**SET EXERCISE**
Retype nothing except the lines below from the one with "Rebuild this chart" through the one with "2.58e7, 4.0e7, 9.5e7]", exactly, with images left out.

**DATASET EXTRACT**
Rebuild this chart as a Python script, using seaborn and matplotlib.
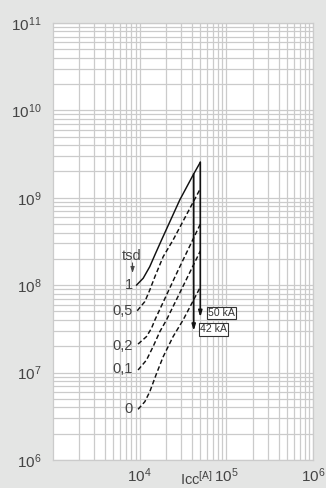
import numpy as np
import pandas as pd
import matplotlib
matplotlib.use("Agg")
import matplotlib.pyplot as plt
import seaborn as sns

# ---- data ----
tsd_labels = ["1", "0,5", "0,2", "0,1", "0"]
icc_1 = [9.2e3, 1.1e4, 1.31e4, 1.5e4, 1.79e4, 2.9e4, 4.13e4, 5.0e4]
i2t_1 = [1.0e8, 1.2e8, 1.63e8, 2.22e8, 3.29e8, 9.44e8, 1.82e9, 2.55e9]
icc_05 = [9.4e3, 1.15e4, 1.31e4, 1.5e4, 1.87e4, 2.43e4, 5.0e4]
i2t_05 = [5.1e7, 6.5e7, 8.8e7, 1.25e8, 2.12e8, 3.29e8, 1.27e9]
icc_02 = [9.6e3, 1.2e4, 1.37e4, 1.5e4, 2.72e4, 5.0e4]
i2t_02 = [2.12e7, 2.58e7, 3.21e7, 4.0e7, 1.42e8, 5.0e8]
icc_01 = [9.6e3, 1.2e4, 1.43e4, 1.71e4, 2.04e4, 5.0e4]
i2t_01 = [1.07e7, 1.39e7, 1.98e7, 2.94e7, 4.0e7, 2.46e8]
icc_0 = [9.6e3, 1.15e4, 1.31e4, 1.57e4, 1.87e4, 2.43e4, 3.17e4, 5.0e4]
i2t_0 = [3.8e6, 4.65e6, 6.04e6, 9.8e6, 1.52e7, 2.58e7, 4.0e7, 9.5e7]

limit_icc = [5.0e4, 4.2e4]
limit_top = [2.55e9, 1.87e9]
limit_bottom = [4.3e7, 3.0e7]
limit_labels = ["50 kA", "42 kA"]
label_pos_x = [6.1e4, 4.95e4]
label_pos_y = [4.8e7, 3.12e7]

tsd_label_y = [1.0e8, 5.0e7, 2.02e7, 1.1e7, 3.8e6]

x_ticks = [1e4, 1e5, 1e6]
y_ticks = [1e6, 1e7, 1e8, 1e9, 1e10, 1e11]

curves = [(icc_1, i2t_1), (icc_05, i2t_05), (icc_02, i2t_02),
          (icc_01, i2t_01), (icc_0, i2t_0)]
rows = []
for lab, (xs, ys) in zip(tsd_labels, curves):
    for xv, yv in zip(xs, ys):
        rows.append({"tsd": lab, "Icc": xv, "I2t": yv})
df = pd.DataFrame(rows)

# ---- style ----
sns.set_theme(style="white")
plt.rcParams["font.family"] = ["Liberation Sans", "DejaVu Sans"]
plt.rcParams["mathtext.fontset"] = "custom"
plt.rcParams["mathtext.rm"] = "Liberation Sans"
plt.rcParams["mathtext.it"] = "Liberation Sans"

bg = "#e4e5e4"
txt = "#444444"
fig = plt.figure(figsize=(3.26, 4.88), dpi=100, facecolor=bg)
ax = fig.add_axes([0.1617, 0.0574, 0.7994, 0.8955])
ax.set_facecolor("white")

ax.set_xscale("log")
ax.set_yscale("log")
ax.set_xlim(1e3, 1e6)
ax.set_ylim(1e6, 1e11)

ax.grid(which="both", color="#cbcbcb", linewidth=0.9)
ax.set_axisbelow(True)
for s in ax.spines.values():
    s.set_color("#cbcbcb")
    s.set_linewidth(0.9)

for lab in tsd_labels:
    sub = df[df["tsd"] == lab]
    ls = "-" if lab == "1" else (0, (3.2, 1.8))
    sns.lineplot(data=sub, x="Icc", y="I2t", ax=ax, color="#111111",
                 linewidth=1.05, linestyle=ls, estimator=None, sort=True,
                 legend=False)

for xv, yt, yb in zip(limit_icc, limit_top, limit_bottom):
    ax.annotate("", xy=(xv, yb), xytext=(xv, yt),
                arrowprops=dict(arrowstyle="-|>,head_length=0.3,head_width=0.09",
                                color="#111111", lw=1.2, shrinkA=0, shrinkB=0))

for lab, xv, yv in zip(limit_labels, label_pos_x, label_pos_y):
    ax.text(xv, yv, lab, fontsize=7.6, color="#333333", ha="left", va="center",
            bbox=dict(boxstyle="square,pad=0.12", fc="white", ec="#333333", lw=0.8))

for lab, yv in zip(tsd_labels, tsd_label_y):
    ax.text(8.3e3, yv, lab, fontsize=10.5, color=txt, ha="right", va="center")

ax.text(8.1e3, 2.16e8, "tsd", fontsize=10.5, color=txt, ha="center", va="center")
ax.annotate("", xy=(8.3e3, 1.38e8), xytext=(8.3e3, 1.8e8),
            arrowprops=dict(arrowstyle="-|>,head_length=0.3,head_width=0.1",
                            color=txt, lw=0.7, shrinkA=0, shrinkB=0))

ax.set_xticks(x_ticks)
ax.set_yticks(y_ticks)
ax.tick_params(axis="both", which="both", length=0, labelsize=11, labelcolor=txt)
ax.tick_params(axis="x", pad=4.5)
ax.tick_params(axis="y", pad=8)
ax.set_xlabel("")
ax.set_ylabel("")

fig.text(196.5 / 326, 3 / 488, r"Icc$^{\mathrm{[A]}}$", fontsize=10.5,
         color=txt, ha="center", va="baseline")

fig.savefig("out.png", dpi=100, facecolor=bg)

...

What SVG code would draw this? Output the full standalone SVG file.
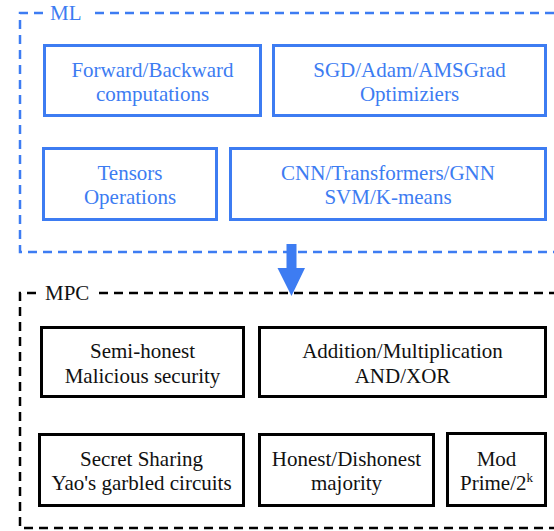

==

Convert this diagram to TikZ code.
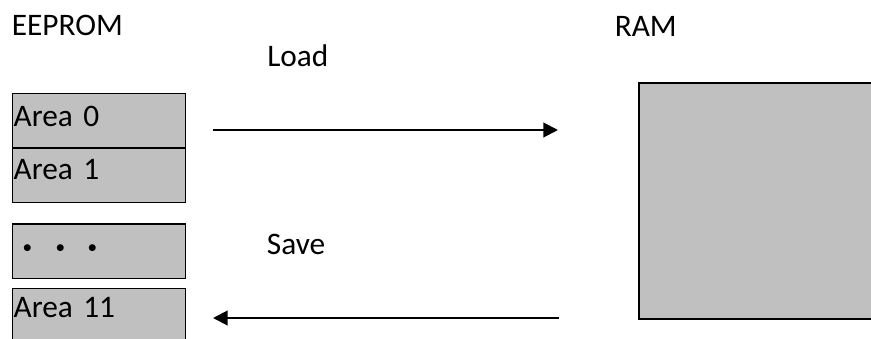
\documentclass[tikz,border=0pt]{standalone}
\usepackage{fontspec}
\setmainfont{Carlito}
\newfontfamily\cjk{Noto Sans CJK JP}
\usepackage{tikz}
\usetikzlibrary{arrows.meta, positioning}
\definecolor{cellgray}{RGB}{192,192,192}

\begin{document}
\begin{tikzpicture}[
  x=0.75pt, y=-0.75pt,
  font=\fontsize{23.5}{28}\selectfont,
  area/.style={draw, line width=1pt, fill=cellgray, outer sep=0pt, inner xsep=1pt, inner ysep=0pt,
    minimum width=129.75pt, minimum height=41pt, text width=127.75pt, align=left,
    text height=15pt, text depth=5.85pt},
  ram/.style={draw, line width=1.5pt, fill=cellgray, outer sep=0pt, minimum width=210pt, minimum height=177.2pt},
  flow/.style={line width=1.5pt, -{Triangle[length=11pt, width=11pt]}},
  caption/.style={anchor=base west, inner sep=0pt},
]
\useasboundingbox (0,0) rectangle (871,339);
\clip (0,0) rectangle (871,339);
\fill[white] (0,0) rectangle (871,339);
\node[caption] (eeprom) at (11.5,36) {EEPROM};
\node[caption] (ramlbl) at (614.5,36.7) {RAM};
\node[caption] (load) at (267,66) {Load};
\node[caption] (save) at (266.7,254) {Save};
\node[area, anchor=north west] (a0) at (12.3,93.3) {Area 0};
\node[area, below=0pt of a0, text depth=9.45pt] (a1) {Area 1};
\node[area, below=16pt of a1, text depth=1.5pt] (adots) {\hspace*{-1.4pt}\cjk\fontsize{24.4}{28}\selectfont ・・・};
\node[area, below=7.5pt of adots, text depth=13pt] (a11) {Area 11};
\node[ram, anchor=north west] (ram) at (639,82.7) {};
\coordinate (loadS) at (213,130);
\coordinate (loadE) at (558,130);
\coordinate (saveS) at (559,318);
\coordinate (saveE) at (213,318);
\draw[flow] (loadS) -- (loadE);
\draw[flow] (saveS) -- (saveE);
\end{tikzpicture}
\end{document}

**TASK OUTPUT**
Rebuild this chart as a Python script, using seaborn and matplotlib.
import numpy as np
import pandas as pd
import matplotlib
matplotlib.use("Agg")
import matplotlib.pyplot as plt
import seaborn as sns

# ---- data ----
tsd_labels = ["1", "0,5", "0,2", "0,1", "0"]
icc_1 = [9.2e3, 1.1e4, 1.31e4, 1.5e4, 1.79e4, 2.9e4, 4.13e4, 5.0e4]
i2t_1 = [1.0e8, 1.2e8, 1.63e8, 2.22e8, 3.29e8, 9.44e8, 1.82e9, 2.55e9]
icc_05 = [9.4e3, 1.15e4, 1.31e4, 1.5e4, 1.87e4, 2.43e4, 5.0e4]
i2t_05 = [5.1e7, 6.5e7, 8.8e7, 1.25e8, 2.12e8, 3.29e8, 1.27e9]
icc_02 = [9.6e3, 1.2e4, 1.37e4, 1.5e4, 2.72e4, 5.0e4]
i2t_02 = [2.12e7, 2.58e7, 3.21e7, 4.0e7, 1.42e8, 5.0e8]
icc_01 = [9.6e3, 1.2e4, 1.43e4, 1.71e4, 2.04e4, 5.0e4]
i2t_01 = [1.07e7, 1.39e7, 1.98e7, 2.94e7, 4.0e7, 2.46e8]
icc_0 = [9.6e3, 1.15e4, 1.31e4, 1.57e4, 1.87e4, 2.43e4, 3.17e4, 5.0e4]
i2t_0 = [3.8e6, 4.65e6, 6.04e6, 9.8e6, 1.52e7, 2.58e7, 4.0e7, 9.5e7]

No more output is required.